Tatsächlich darf die Regierung auch nicht aus den Augen verlieren, die Wirtschaft wieder anzukurbeln. Schließlich hat die Katastrophe vor einem halben Jahr die Industrieproduktion des Exportlandes zeitweise einbrechen lassen und Japan im ersten Halbjahr in eine Rezession gestürzt. In den am stärksten von Erdbeben und Tsunami betroffenen drei Präfekturen Fukushima, Miyagi und Iwate verloren nach Schätzungen der Regierung mindestens 70.000 Menschen ihren Job. Den Menschen in dem Gebiet fällt es umso schwerer, wieder Hoffnung zu schöpfen.

Gedenkveranstaltungen am Sonntag

Am Sonntag gedenken die Japaner der Opfer der Naturkatastrophe vom 11. März.
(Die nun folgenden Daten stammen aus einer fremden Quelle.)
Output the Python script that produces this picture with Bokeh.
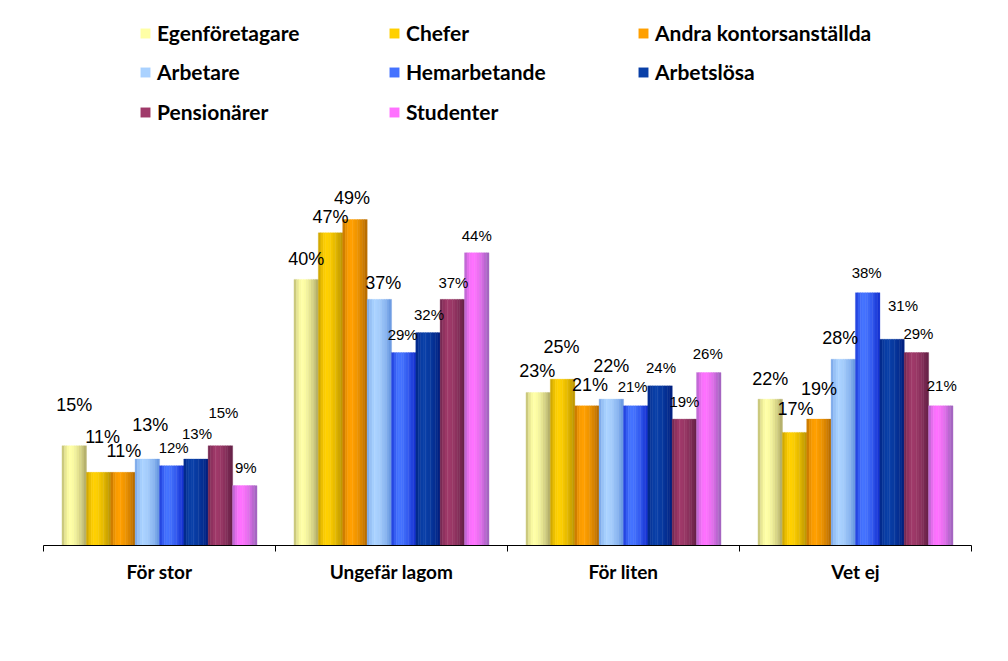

In der Hafenstadt Minamisanriku, deren Küstengebiete von der 15 Meter hohen Flutwelle weggespült wurden, und in anderen Gemeinden im am schwersten betroffenen Nordosten des Landes kamen am Sonntag zahlreiche Menschen zu Gedenkveranstaltungen zusammen.

Um 14.46 Uhr (Ortszeit), dem Zeitpunkt, als das verheerende Erdbeben die Region erschütterte, ist in zahlreichen Städten eine Schweigeminute geplant. Der neue Ministerpräsident Yoshihiko Noda hatte am Samstag erstmals die Region besucht.

Laut "Aktion Deutschland Hilft" leben immer noch 80.000 Menschen in Notunterkünften oder bei Verwandten. Von den rund 11 Millionen Euro Spenden seien bislang etwas weniger als die Hälfte, nämlich fünf Millionen Euro ausgegeben, teilte das Bündnis am Freitag in Bonn mit. Das Geld komme vor allem Kindern, Familien und alten Menschen in den Evakuierungszentren zugute. Weiterhin gefragt sei die psychosoziale Betreuung, "denn die inneren Wunden sind noch nicht verheilt".

Mit einem gesamtwirtschaftlichen Schaden von umgerechnet etwa 150 Milliarden Euro ist das Beben den Angaben der Rückversicherungsgesellschaft Munich Re zufolge die teuerste Naturkatastrophe in der Geschichte. Die japanische Regierung stellte bisher insgesamt umgerechnet 54,8 Milliarden Euro für den Wiederaufbau bereit.